“Isso não é um testemunho”, promete e provoca Alice Vieira, a uma distância calculada em verstas. O acento russo nas medidas de “Bugiaria” sugere o nada, a noite, como norte. É diferente o “aqui”, em que o vazio se aviva, onde o trejeito desmedido e quase cômico da poeta se confessa, mas escapa. É “aqui” a dobra — o espelho — entre a promessa e o agouro, entre a dança e a timidez. É “aqui” que a poeta — esse “corpo de mulher trabalhando” — profetiza: o amor fará com que a chamem poetisa: será tudo culpa de Antônia?
Mas a poeta segue como pode, integrante de um “exército de mulheres cansadas”. Por vezes, como espantalhos à espreita; em outras, como cães à caça de lebres. Alice Vieira não produz um testemunho, antes oferece a decupagem de um Habitat que ora a abriga, ora a hostiliza — e que ela retém com todo esmero, total argúcia e expresso método: Alice Vieira capitula, também, o fracasso. O seu espaço habitado é o seu poema, é o seu corpo: não de poeta, mas de glicínias, que trepa e se multiplica, rastejante, sobre as superfícies do poema. Assim se lembram (a poeta, o poema e o seu corpo) de sua vocação intempestiva cuidadosamente manejada para o apaziguamento: explosão retardada — ou, com sorte, um “projétil falho”. Inteligência: estratégia.
Isso não é um testemunho oferece a contemplação rápida e evanescente da fauna poética em que as formigas — as mulheres, “As meninas” — estão na moda, como Marylin Monroe ou Tippi Hedren, de quem ainda se tomam as medidas das cinturas: finas, como as das formigas. “O tempo da beleza já era”, anuncia a poeta, “odradek de anáguas”. São tempos de guerra, de fome, de fascismo, de, por enquanto, muito barulho. A cozinha ainda é claustro, e algumas coisas não se barganham. Diante das mulheres, um homem não corre de costas. Ele, o homem, não escapará às Moiras; a mulher (intransitivamente, porém) não escapará.
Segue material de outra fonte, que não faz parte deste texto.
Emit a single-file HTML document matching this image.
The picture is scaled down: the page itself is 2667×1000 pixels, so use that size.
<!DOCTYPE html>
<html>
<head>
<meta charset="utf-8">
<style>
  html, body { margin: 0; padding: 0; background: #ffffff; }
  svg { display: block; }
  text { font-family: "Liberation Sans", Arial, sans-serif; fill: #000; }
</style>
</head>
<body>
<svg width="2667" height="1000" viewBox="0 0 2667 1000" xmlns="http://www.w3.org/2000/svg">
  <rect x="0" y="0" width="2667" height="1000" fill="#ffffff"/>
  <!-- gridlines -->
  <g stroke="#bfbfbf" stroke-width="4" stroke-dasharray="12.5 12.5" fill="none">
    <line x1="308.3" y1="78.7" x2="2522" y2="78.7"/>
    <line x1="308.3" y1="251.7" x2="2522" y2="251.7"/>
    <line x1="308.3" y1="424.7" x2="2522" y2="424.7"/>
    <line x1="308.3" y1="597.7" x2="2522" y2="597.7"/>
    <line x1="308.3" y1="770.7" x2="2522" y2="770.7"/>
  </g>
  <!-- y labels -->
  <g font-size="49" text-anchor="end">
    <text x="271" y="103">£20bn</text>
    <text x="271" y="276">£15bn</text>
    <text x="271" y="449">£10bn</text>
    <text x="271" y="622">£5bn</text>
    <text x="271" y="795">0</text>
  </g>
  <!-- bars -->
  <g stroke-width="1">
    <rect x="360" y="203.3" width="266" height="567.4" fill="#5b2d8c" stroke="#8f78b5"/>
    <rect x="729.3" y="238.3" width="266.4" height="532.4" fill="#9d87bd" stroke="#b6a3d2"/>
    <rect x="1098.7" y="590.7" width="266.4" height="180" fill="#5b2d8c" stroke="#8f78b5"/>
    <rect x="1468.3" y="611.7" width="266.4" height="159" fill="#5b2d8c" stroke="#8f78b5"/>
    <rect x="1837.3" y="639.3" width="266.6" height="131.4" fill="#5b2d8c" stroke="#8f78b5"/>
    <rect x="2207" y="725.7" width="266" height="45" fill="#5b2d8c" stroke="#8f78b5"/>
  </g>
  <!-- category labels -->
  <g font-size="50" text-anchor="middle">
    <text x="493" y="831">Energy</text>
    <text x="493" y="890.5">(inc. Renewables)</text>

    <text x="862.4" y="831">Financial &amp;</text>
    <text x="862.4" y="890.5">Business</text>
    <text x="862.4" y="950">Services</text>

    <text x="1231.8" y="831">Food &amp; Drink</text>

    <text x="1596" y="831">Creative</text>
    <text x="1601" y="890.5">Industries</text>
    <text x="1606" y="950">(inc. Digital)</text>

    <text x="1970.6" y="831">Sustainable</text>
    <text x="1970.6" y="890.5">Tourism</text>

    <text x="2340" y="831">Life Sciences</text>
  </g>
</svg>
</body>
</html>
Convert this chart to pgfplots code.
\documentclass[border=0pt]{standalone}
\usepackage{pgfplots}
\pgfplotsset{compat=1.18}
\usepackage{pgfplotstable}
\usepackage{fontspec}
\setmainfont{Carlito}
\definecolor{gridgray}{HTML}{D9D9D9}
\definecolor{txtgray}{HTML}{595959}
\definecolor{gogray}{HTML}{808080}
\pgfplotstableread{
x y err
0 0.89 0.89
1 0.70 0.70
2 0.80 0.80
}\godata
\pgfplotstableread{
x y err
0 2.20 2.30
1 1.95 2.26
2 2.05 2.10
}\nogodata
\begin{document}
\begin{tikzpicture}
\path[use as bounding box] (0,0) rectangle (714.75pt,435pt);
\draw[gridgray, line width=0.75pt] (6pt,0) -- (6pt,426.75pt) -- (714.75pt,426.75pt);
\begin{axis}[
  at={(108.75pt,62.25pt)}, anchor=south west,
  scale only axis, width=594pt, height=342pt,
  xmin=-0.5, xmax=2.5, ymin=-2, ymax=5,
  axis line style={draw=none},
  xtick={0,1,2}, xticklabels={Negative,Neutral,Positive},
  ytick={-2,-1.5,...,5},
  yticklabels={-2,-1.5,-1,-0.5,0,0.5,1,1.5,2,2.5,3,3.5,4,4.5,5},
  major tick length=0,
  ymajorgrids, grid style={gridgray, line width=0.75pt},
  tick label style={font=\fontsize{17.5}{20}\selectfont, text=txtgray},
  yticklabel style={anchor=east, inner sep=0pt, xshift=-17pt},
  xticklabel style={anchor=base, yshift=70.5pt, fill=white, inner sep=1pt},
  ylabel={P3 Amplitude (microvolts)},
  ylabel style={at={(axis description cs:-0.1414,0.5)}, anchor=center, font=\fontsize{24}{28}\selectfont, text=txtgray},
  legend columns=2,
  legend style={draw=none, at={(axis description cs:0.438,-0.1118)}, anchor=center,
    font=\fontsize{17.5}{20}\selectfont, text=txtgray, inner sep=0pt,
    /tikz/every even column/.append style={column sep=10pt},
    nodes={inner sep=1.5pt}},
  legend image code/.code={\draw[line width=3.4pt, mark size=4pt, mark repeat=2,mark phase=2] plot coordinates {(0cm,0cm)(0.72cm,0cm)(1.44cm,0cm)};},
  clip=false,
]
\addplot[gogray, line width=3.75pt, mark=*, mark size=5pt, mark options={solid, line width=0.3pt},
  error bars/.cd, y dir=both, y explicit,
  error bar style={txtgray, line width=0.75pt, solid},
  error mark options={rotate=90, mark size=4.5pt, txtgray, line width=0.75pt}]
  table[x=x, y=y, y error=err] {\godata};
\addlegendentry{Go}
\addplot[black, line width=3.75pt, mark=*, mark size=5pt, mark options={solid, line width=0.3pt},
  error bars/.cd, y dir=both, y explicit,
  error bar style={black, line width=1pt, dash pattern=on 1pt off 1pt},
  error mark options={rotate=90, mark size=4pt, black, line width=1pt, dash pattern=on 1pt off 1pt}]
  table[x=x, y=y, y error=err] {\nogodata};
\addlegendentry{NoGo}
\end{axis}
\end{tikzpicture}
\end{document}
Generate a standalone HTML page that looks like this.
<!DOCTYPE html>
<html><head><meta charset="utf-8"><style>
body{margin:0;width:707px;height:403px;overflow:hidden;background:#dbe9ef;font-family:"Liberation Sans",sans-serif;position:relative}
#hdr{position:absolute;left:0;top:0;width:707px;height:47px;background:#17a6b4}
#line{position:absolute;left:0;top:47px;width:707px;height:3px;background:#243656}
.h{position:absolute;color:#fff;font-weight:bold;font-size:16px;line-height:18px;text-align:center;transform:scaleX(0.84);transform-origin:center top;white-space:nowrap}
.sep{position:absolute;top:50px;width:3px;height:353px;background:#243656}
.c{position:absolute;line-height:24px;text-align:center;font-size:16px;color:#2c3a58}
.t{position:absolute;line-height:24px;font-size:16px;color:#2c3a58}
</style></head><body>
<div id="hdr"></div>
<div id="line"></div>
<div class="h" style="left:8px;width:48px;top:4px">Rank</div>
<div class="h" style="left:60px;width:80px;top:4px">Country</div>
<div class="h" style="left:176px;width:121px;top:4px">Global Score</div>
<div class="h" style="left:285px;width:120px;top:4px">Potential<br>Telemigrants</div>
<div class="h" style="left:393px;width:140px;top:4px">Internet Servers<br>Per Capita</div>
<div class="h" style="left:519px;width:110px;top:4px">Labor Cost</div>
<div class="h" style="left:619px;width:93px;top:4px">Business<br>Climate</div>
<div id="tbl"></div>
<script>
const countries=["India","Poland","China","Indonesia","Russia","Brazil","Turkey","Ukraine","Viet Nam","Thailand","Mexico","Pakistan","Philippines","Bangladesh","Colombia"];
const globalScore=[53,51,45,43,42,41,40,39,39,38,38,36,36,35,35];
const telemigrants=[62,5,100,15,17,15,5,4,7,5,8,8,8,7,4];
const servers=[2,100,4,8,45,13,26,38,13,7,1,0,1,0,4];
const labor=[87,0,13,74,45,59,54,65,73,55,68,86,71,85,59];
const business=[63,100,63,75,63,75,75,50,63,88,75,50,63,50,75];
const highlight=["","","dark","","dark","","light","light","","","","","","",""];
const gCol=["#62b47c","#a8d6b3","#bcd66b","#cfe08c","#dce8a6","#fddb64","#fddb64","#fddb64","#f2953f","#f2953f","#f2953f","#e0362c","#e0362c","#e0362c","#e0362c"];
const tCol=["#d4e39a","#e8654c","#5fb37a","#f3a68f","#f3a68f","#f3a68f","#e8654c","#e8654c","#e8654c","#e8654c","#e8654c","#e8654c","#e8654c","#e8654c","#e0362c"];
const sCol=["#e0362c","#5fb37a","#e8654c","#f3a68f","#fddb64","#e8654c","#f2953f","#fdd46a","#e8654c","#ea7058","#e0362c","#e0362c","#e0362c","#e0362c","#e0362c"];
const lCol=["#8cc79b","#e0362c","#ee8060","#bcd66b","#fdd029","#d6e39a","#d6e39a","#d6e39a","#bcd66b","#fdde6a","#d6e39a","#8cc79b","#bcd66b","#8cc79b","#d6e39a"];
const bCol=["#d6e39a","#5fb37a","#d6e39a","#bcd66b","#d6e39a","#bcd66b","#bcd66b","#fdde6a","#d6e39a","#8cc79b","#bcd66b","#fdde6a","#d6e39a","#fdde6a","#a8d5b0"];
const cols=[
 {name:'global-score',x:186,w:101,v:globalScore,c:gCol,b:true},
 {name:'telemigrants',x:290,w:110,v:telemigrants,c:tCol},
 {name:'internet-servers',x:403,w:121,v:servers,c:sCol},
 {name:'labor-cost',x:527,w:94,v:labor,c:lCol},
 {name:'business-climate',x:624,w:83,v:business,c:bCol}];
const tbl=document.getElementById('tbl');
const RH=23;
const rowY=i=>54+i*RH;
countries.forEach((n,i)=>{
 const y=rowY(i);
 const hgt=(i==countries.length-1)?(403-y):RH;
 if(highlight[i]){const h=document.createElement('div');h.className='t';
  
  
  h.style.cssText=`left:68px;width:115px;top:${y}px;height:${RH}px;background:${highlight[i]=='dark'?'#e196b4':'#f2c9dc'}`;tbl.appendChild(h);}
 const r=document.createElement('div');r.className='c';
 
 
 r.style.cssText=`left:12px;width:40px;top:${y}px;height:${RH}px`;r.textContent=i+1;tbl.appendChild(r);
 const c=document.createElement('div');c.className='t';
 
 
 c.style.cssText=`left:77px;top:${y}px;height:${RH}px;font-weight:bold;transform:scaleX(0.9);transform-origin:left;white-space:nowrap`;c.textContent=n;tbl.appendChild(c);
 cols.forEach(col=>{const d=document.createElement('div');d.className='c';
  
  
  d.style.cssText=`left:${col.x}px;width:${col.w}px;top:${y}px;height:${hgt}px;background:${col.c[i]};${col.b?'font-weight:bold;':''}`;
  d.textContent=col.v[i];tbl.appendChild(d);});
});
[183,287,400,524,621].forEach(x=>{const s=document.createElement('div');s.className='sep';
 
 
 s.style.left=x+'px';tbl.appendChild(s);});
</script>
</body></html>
É fera e é presa ou é berro: “mas a quem interessa”?
Isso não é um testemunho. A poesia não é um testemunho. Não é evidência, não é audiência, não é acidente que não pertence a lugar algum e que de fora se presta a olhar. Isso não é um testemunho. As testemunhas são a terceira parte envolvida. As testemunhas declaram o que viram. As testemunhas “não tomam parte no ato da cópula”. Alice Vieira não é testemunha.